Mais les députés ont aussi reconnu la fragilité de cette définition, élaborée après d’âpres débats : « À ce stade, on a un consensus, mais nous ne sommes pas sûrs que les formulations que l’on propose ne vont pas limiter des droits qui existent déjà », a relevé la députée écologiste Sandra Regol.
Renforcer l’infraction de harcèlement sur conjoint
Le dispositif n’a pas survécu à la moulinette sénatoriale, avec sa suppression dès l’examen en commission. En séance, certains élus ont plaidé pour sa réintégration, comme l’écologiste Mélanie Vogel, tout en ayant « parfaitement conscience des différentes difficultés posées par le texte ». Les rapporteurs ont notamment pointé la fragilité constitutionnelle de la version élaborée par les députés, brassant des notions qui n’ont pas vraiment d’existence juridique, comme « la peur » ou « la crainte ».
« La rédaction retenue par les députés comporte des éléments contradictoires entre eux », a relevé la rapporteure LR Elsa Schalk. « On voit bien la difficulté d’inscrire dans la loi ce qui est, à l’origine, un concept sociologique ». Elle a également évoqué les effets de bord d’une définition trop bavarde. « Le mieux est parfois l’esprit du bien, et à trop vouloir préciser la loi, on obtient parfois l’effet inverse de ce qui est recherché. »
À l’arrivée, le terme « contrôle coercitif » a été purement et simplement effacé du texte, et les sénateurs ont opté pour le renforcement d’une infraction qui existe déjà, celle de « harcèlement sur conjoint ». Ils y ont introduit de nouveaux éléments, constitutifs d’une attitude coercitive, notamment « les comportements répétés ayant pour objet de restreindre gravement la liberté d’aller et venir de la victime ». Mais aussi les « menaces ou pressions psychologiques, économiques ou financières. »
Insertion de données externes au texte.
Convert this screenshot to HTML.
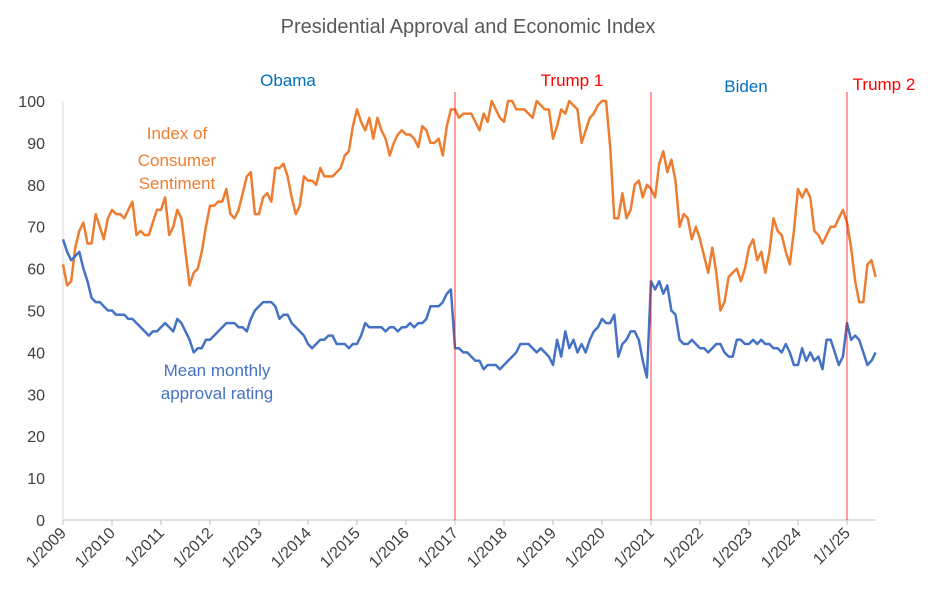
<!DOCTYPE html>
<html><head><meta charset="utf-8"><style>
body{margin:0;background:#fff;}
svg{display:block;font-family:"Liberation Sans",Calibri,sans-serif;}
</style></head><body>
<svg id="chart" width="936" height="604" xmlns="http://www.w3.org/2000/svg">
<rect width="936" height="604" fill="#fff"/>
<text x="468" y="33" text-anchor="middle" font-size="20" fill="#595959">Presidential Approval and Economic Index</text>
<g id="axes"></g>
<g id="series"></g>
<text x="288" y="86" text-anchor="middle" font-size="17" fill="#0070C0">Obama</text>
<text x="572" y="86" text-anchor="middle" font-size="17" fill="#FF0000">Trump 1</text>
<text x="746" y="92" text-anchor="middle" font-size="17" fill="#0070C0">Biden</text>
<text x="884" y="90" text-anchor="middle" font-size="17" fill="#FF0000">Trump 2</text>
<text text-anchor="middle" font-size="17" fill="#ED7D31"><tspan x="177" y="139">Index of</tspan><tspan x="177" y="166">Consumer</tspan><tspan x="177" y="189">Sentiment</tspan></text>
<text text-anchor="middle" font-size="17" fill="#4472C4"><tspan x="217" y="376">Mean monthly</tspan><tspan x="217" y="399">approval rating</tspan></text>
</svg>
<script>
const xLabels=["1/2009","1/2010","1/2011","1/2012","1/2013","1/2014","1/2015","1/2016","1/2017","1/2018","1/2019","1/2020","1/2021","1/2022","1/2023","1/2024","1/1/25"];
const yTicks=[0,10,20,30,40,50,60,70,80,90,100];
const sentiment=[61,56,57,65,69,71,66,66,73,70,67,72,
74,73,73,72,74,76,68,69,68,68,71,74,
74,77,68,70,74,72,64,56,59,60,64,70,
75,75,76,76,79,73,72,74,78,82,83,73,
73,77,78,76,84,84,85,82,77,73,75,82,
81,81,80,84,82,82,82,83,84,87,88,94,
98,95,93,96,91,96,93,91,87,90,92,93,
92,92,91,89,94,93,90,90,91,87,94,98,
98,96,97,97,97,95,93,97,95,100,98,96,
95,100,100,98,98,98,97,96,100,99,98,98,
91,94,98,97,100,99,98,90,93,96,97,99,
100,100,89,72,72,78,72,74,80,81,77,80,
79,77,85,88,83,86,81,70,73,72,67,70,
67,63,59,65,59,50,52,58,59,60,57,60,
65,67,62,64,59,64,72,69,68,64,61,69,
79,77,79,77,69,68,66,68,70,70,72,74,
71,65,57,52,52,61,62,58];
const approval=[67,64,62,63,64,60,57,53,52,52,51,50,
50,49,49,49,48,48,47,46,45,44,45,45,
46,47,46,45,48,47,45,43,40,41,41,43,
43,44,45,46,47,47,47,46,46,45,48,50,
51,52,52,52,51,48,49,49,47,46,45,44,
42,41,42,43,43,44,44,42,42,42,41,42,
42,44,47,46,46,46,46,45,46,46,45,46,
46,47,46,47,47,48,51,51,51,52,54,55,
41,41,40,40,39,38,38,36,37,37,37,36,
37,38,39,40,42,42,42,41,40,41,40,39,
37,43,39,45,41,43,40,42,40,43,45,46,
48,47,47,49,39,42,43,45,45,43,38,34,
57,55,57,54,56,50,49,43,42,42,43,42,
41,41,40,41,42,42,40,39,39,43,43,42,
42,43,42,43,42,42,41,41,40,42,40,37,
37,41,38,40,38,39,36,43,43,40,37,39,
47,43,44,43,40,37,38,40];
const termStarts=[96,144,192]; // month indices of Jan 2017, Jan 2021, Jan 2025

const NS="http://www.w3.org/2000/svg";
const X0=63,MW=49/12,Y0=520,YS=4.19;
const xPos=i=>X0+i*MW;
const yPos=v=>Y0-v*YS;
function mk(tag,attrs,parent){const e=document.createElementNS(NS,tag);for(const k in attrs)e.setAttribute(k,attrs[k]);parent.appendChild(e);return e;}
const axes=document.getElementById('axes'),ser=document.getElementById('series');
const ya=mk('line',{x1:X0,y1:yPos(100),x2:X0,y2:Y0,stroke:'#d9d9d9','stroke-width':1},axes);


const xa=mk('line',{x1:X0,y1:Y0,x2:xPos(sentiment.length-1),y2:Y0,stroke:'#bfbfbf','stroke-width':1},axes);


yTicks.forEach(t=>{
  const tx=mk('text',{x:45,y:yPos(t)+6,'text-anchor':'end','font-size':16,fill:'#404040'},axes);
  tx.textContent=t;
  
  
});
xLabels.forEach((l,i)=>{
  const x=xPos(i*12);
  const tk=mk('line',{x1:x,y1:Y0,x2:x,y2:Y0+5,stroke:'#bfbfbf'},axes);
  
  
  const tx=mk('text',{x:x+4,y:Y0+14,'text-anchor':'end','font-size':16,fill:'#404040',transform:`rotate(-45 ${x+4} ${Y0+14})`},axes);
  tx.textContent=l;
  
  
});
function line(arr,color,name){
  const p=mk('polyline',{points:arr.map((v,i)=>xPos(i).toFixed(1)+','+yPos(v).toFixed(1)).join(' '),fill:'none',stroke:color,'stroke-width':2.5,'stroke-linejoin':'round'},ser);
  
  
}
line(sentiment,'#ED7D31','sentiment-line');
line(approval,'#4472C4','approval-line');
termStarts.forEach(m=>{
  const l=mk('line',{x1:xPos(m),y1:92,x2:xPos(m),y2:Y0,stroke:'#FF0000','stroke-width':1,opacity:0.75},ser);
  
  
});
</script>
</body></html>
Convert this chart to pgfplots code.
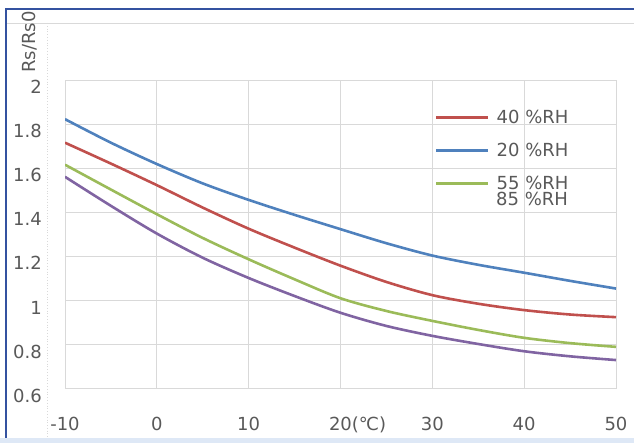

La ministre s’est montrée satisfaite par cette nouvelle version, dont la rapporteure Elsa Schalk a estimé qu’elle suffisait à « faire rentrer dans notre législation le contrôle coercitif » sans le nommer. Pour autant le texte n’est pas encore stabilisé, puisque la navette parlementaire va suivre son cours. Après avoir été largement modifiée par la Chambre haute, la proposition de loi va faire l’objet d’une nouvelle lecture à l’Assemblée nationale, où il est possible que les députés cherchent à réintroduire une infraction autonome.